Jeff Siegfried opened the concert with Gala Flagello’s Prophecy, originally written in 2018 for horn and newly arranged for solo sax. Marked by a series of declamatory, rising musical lines gradually becoming longer and more intricate, the piece was enhanced by Siegfried’s colorful contrasts between low, melancholic tones and impassioned octave jumps. Joined by Hayley Boggs, emerging in character shrouded in a black veil, the two segued into Daniel Zlatkin’s Channeling: Homage to Hilma af Klint, inspired by a trip to the Guggenheim’s recent retrospective. As Zlatkin eloquently describes in his program note, Klint used abstraction and symbolism in her paintings as a means of accessing “something beyond the frameworks of reality.” Channeling effectively translates this sense of striving towards the immaterial: its four short movements appear to wisp in and out of existence like mist unfurling, Siegfried’s sinuous lines, trills, and atmospheric multiphonics matched by Boggs’ high vibrato and incantatory utterances at the borders of decipherable language. The duo finished their set with Chloe Summers, also by Flagello, in which Boggs switched theatrical gears to portray a new music competition adjudicator comically enamored with the intentionally vapid pseudonym of the piece’s title.

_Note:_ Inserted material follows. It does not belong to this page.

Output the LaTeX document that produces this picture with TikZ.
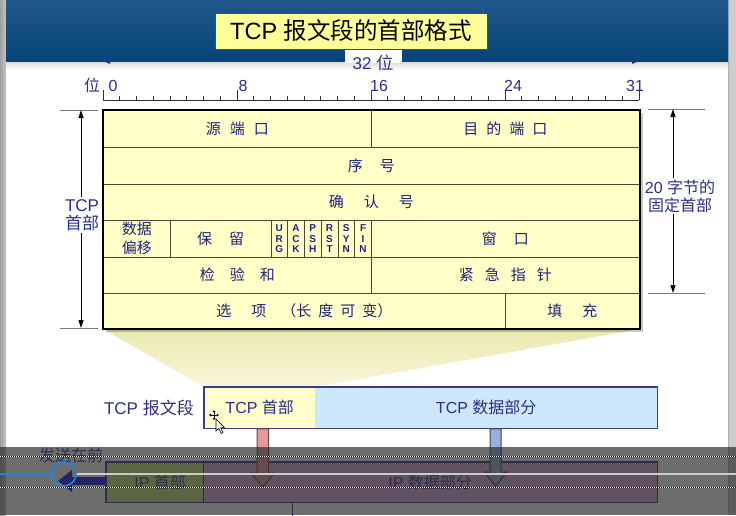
\documentclass[tikz,border=0pt]{standalone}
\usepackage{fontspec}
\setmainfont{Liberation Sans}
\newfontfamily\cjk{Noto Sans CJK SC}
\usetikzlibrary{arrows.meta,calc}
\pgfdeclarelayer{back}
\pgfdeclarelayer{mid}
\pgfdeclarelayer{front}
\pgfsetlayers{back,mid,main,front}
\newcommand\zh[1]{{\cjk #1}}
\newcommand\fsz[2]{\fontsize{#1}{#2}\selectfont}

\definecolor{bandtop}{HTML}{21588B}
\definecolor{bandbot}{HTML}{054477}
\definecolor{titlefill}{HTML}{FFFF99}
\definecolor{navytxt}{HTML}{2B2F88}
\definecolor{celltxt}{HTML}{1F2478}
\definecolor{cellfill}{HTML}{FFFFC8}
\definecolor{cellline}{HTML}{4A4A30}
\definecolor{rulecol}{HTML}{333333}
\definecolor{brackcol}{HTML}{777777}
\definecolor{hdrfill}{HTML}{FFFFCC}
\definecolor{datafill}{HTML}{CDE8FB}
\definecolor{segline}{HTML}{3A3A8E}
\definecolor{trapTop}{HTML}{EAE8AE}
\definecolor{trapBot}{HTML}{F8F7DA}
\definecolor{ipgreen}{HTML}{C4E878}
\definecolor{ippurple}{HTML}{DCA8DA}
\definecolor{arrowred}{HTML}{E49A9A}
\definecolor{arrowblue}{HTML}{98B0E0}
\definecolor{sendblue}{HTML}{1A1AE8}
\definecolor{overlaycol}{HTML}{282828}
\definecolor{progblue}{HTML}{1E86E0}

\begin{document}
\begin{tikzpicture}[x=1pt,y=-1pt,
  tcell/.style={draw=cellline, line width=0.9pt, fill=cellfill, anchor=north west,
    inner sep=0pt, text=celltxt, font=\fsz{15}{18}\cjk},
  flagcell/.style={tcell, minimum width=16.75pt, minimum height=36.5pt, align=center,
    font=\fsz{10}{10.4}\bfseries},
  rulenum/.style={anchor=base, text=navytxt, font=\fsz{16}{18}, inner sep=0pt},
  sidetxt/.style={fill=white, text=navytxt, align=center, font=\fsz{16}{18}, inner sep=2pt},
  segpart/.style={anchor=north west, minimum height=41pt, inner sep=0pt, text=navytxt, font=\fsz{16}{18}},
  ippart/.style={anchor=north west, minimum height=40pt, inner sep=0pt, text=segline, font=\fsz{16}{18}},
  dimarrow/.style={line width=0.9pt, {Triangle[length=8pt,width=5pt]}-{Triangle[length=8pt,width=5pt]}},
  brack/.style={brackcol, line width=0.9pt}
]
\useasboundingbox (0,0) rectangle (736,515);

% ---- page background, side strips and heading band
\begin{pgfonlayer}{back}
  \fill[white] (0,0) rectangle (736,515);
  \shade[left color=gray!75, right color=gray!45] (0,0) rectangle (6,515);
  \fill[gray!40] (728,0) rectangle (736,515);
  \draw[gray!65, line width=0.8pt] (728.4,0) -- (728.4,515);
  \shade[top color=bandtop, bottom color=bandbot] (6,0) rectangle (728,62);
  \shade[top color=black!14, bottom color=white] (6,62) rectangle (728,70);
\end{pgfonlayer}

% ---- title and 32-bit width marker
\draw[navytxt, line width=0.8pt, {Latex[length=7pt,width=5pt]}-{Latex[length=7pt,width=5pt]}]
  (103,61.5) -- (639,61.5);
\fill[white] (345,49) rectangle (402,63);
\node[text=navytxt, font=\fsz{17}{19}, inner sep=0pt] (width) at (373,63) {32 \zh{位}};
\node[draw=gray!60!black, line width=0.8pt, fill=titlefill, minimum width=272pt,
  minimum height=36pt, inner sep=0pt, font=\fsz{23.5}{26}] (title) at (351,31)
  {TCP \zh{报文段的首部格式}};

% ---- bit ruler
\draw[rulecol, line width=0.9pt] (103,100) -- (639,100);
\foreach \i in {0,...,32}{
  \pgfmathsetmacro\tick{mod(\i,8)==0 ? 10 : 4}
  \draw[rulecol, line width=0.9pt] (103+\i*16.75,100) -- ++(0,-\tick);
}
\node[rulenum, font=\fsz{16}{18}\cjk] (bitword) at (92,91) {位};
\node[rulenum] (b0)  at (113,91) {0};
\node[rulenum] (b8)  at (243,91) {8};
\node[rulenum] (b16) at (379,91) {16};
\node[rulenum] (b24) at (513,91) {24};
\node[rulenum] (b31) at (635,91) {31};

% ---- header fields
\node[tcell, minimum width=268pt, minimum height=37pt] (src) at (103,110) {源\hspace{9pt}端\hspace{9pt}口};
\node[tcell, minimum width=268pt, minimum height=37pt] (dst) at (371,110) {目\hspace{8pt}的\hspace{8pt}端\hspace{8pt}口};
\node[tcell, minimum width=536pt, minimum height=36.5pt] (seq) at (103,147) {序\hspace{17pt}号};
\node[tcell, minimum width=536pt, minimum height=36.5pt] (ackn) at (103,183.5) {确\hspace{20pt}认\hspace{20pt}号};
\node[tcell, minimum width=67pt, minimum height=36.5pt, align=center,
  font=\fsz{15}{19}\cjk] (doff) at (103,220) {数据\\偏移};
\node[tcell, minimum width=100.5pt, minimum height=36.5pt] (rsv) at (170,220) {保\hspace{17pt}留};
\node[flagcell] (furg) at (270.5,220)  {U\\R\\G};
\node[flagcell] (fack) at (287.25,220) {A\\C\\K};
\node[flagcell] (fpsh) at (304,220)    {P\\S\\H};
\node[flagcell] (frst) at (320.75,220) {R\\S\\T};
\node[flagcell] (fsyn) at (337.5,220)  {S\\Y\\N};
\node[flagcell] (ffin) at (354.25,220) {F\\I\\N};
\node[tcell, minimum width=268pt, minimum height=36.5pt] (win) at (371,220) {窗\hspace{17pt}口};
\node[tcell, minimum width=268pt, minimum height=36.5pt] (chk) at (103,256.5) {检\hspace{15pt}验\hspace{15pt}和};
\node[tcell, minimum width=268pt, minimum height=36.5pt] (urgp) at (371,256.5) {紧\hspace{11pt}急\hspace{11pt}指\hspace{11pt}针};
\node[tcell, minimum width=402pt, minimum height=35pt] (opt) at (103,293)
  {选\hspace{20pt}项\hspace{15pt}（长\hspace{7pt}度\hspace{7pt}可\hspace{7pt}变）\hspace{18pt}};
\node[tcell, minimum width=134pt, minimum height=35pt] (pad) at (505,293) {填\hspace{20pt}充};
\draw[black, line width=1.8pt] (src.north west) rectangle (pad.south east);

% ---- dimension brackets
\draw[brack] (60,110) -- (98,110);
\draw[brack] (60,328) -- (98,328);
\coordinate (lt) at (81,110);
\coordinate (lb) at (81,328);
\draw[dimarrow] (lt) -- (lb);
\node[sidetxt, font=\fsz{17}{18.5}] (hdrlen) at (82,215) {TCP\\\zh{首部}};

\draw[brack] (648,109) -- (705,109);
\draw[brack] (648,293) -- (705,293);
\coordinate (rt) at (673,109);
\coordinate (rb) at (673,293);
\draw[dimarrow] (rt) -- (rb);
\node[sidetxt] (fixlen) at (680,196) {20 \zh{字节的}\\\zh{固定首部}};

% ---- TCP segment
\node[segpart, minimum width=111pt, fill=hdrfill] (tcphdr) at (204,387) {TCP \zh{首部}};
\node[segpart, minimum width=342pt, fill=datafill] (tcpdata) at (315,387) {TCP \zh{数据部分}};
\draw[segline, line width=1.5pt] (tcphdr.north west) rectangle (tcpdata.south east);
\node[anchor=east, text=navytxt, font=\fsz{17}{19}, inner sep=0pt] (seglabel) at (194,408) {TCP \zh{报文段}};

% ---- header expanded from the segment, table shadow
\begin{pgfonlayer}{mid}
  \shade[top color=trapTop, bottom color=trapBot]
    (opt.south west) -- (pad.south east) -- (tcphdr.north east) -- (tcphdr.north west) -- cycle;
  \fill[black, opacity=0.22] ($(src.north west)+(3,3)$) rectangle ($(pad.south east)+(3,3)$);
\end{pgfonlayer}

% ---- IP datagram
\node[ippart, minimum width=97pt, fill=ipgreen] (iphdr) at (106,462) {\hspace{11pt}IP \zh{首部}};
\node[ippart, minimum width=454pt, fill=ippurple] (ipdata) at (203,462) {IP \zh{数据部分}\hspace{24pt}};
\draw[segline, line width=1.5pt] (iphdr.north west) rectangle (ipdata.south east);
\draw[segline, line width=1.2pt] (iphdr.north east) -- (iphdr.south east);
\draw[segline, line width=1pt] ($(ipdata.south west)+(89,0)$) -- ++(0,14);

% ---- mapping arrows (segment into datagram)
\filldraw[fill=arrowred, draw=arrowred!45!black, line width=1pt]
  (257,428.8) -- (257,473) -- (251,473) -- (262.75,487) -- (274.5,473) -- (268.5,473) -- (268.5,428.8) -- cycle;
\filldraw[fill=arrowblue, draw=arrowblue!40!black, line width=1pt]
  (490,428.8) -- (490,472) -- (484,472) -- (495.5,486) -- (507,472) -- (501,472) -- (501,428.8) -- cycle;

% ---- transmission order
\fill[sendblue] (iphdr.west |- 0,477) -- (72,477) -- (72,470) -- (58,481) -- (72,492) -- (72,485) -- (iphdr.west |- 0,485) -- cycle;
\node[text=segline, font=\fsz{16}{18}\cjk, inner sep=0pt] (sendfirst) at (71,455) {发送在前};

% ---- mouse pointer
\draw[black, line width=0.7pt] (210,415) -- (218,415) (214,411) -- (214,419);
\fill[black] (209,415) -- (211,413.5) -- (211,416.5) -- cycle
  (219,415) -- (217,413.5) -- (217,416.5) -- cycle
  (214,410) -- (212.5,412) -- (215.5,412) -- cycle
  (214,420) -- (212.5,418) -- (215.5,418) -- cycle;
\filldraw[fill=white, draw=black, line width=0.6pt]
  (216,419) -- (216,431) -- (218.8,428.4) -- (221.2,433.5) -- (223,432.7) -- (220.7,427.7) -- (224.5,427.7) -- cycle;

% ---- player strip across the bottom
\begin{pgfonlayer}{front}
  \fill[overlaycol, opacity=0.68] (0,447) rectangle (736,515);
  \foreach \yy in {456,487}{
    \draw[white, line width=1pt, dash pattern=on 1pt off 1pt] (0,\yy) -- (736,\yy);
    \draw[black, line width=1pt, dash pattern=on 1pt off 1pt, dash phase=1pt] (0,\yy) -- (736,\yy);
  }
  \coordinate (knob) at (64,474);
  \draw[progblue, line width=2pt] (0,474) -- ($(knob)+(-12,0)$);
  \draw[gray!40, line width=2pt] ($(knob)+(12,0)$) -- (736,474);
  \draw[progblue, line width=1.6pt] (knob) circle [radius=12];
\end{pgfonlayer}
\end{tikzpicture}
\end{document}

Hayley Boggs and Jeff Siegfried–Photo by Jill Steinberg

Following without intermission, Front Porch assumed the stage, immediately launching into the tightly wound, high-energy Disenraged (2018) by Maddy Wildman, also the ensemble’s bassoonist. Undeterred by the lack of repertoire written for their particular instrumentation, Front Porch has premiered more than fourteen new works (with twelve more on the way) in a mere two years of existence. Their mission statement stresses “reimagining the classical concert experience with warmth and love as its foundation.” As each group member took turns introducing the next piece with a touching anecdote about how they first met the composer, it was refreshingly clear to see how Front Porch lives out this interpersonal commitment in practice.

Maria Paterno’s Mouthful of Lilies, based on Savannah Gonsoulin’s bright-eyed poem, allowed each player soloistic moments over a bed of lush, climbing counterpoint, with resonant trills provided by Jacob Rogers on vibraphone. By contrast, Zlatkin’s RASCH personified harsh dissonances and expressive extremes: a three-movement evocation of an imagined fourth character within Robert Schumann’s world of multiple personalities, RASCH catapulted along with cascading violin solos by Benjamin Jackson and even a quotation of the Préambule from Schumann’s Carnaval, executed grandiosely by Karalyn Schubring on piano. Flagello’s Enough (2018), a highly effective piece examining what is “enough” within and beyond musical concerns, showcased the ensemble at its most technically adept, its frenetic downward minor third motif passing quickly from player to player amidst hocketing rhythmic effects.

Front Porch–Photo by Jill Steinberg

The program ended with Ari Sussman’s gripping, large-scale Mesmera, a meditation on both the sound and meaning of this “fabricated word derived from ‘mesmerize’ or ‘mesmerism,’” as the composer states. Beginning with enveloping, perpetual motion textures in the piano, sweet melodic echoes from the other instruments become more articulated with trills, pizzicati, and noise laden sighs, gradually turning more sinister and dissonant to the point of overtaking and almost upending the whole structure. This drawn out intensity abates, but its imprint remains beneath the returning calm, altering the nature of the listener’s now-uneasy trance. A study in measured manipulation of musical elements, Mesmera brought home the “Transformations” theme of the evening.

Taking the time to thank the composers, the audience, and even the National Sawdust sound engineers, Front Porch graciously exited the stage. That such a concert was conceived, organized, and executed completely by musicians from the University of Michigan served as an important reminder of the crucial role of friendship, pursuing success and exposure together. We professional musicians face many daunting challenges in today’s solo-entrepreneur-oriented freelance economy–a situation that sometimes necessitates lifting our peers up instead of competing against them, working for the success of many rather than one, and collectively producing projects with a creative vision greater than the sum of their parts.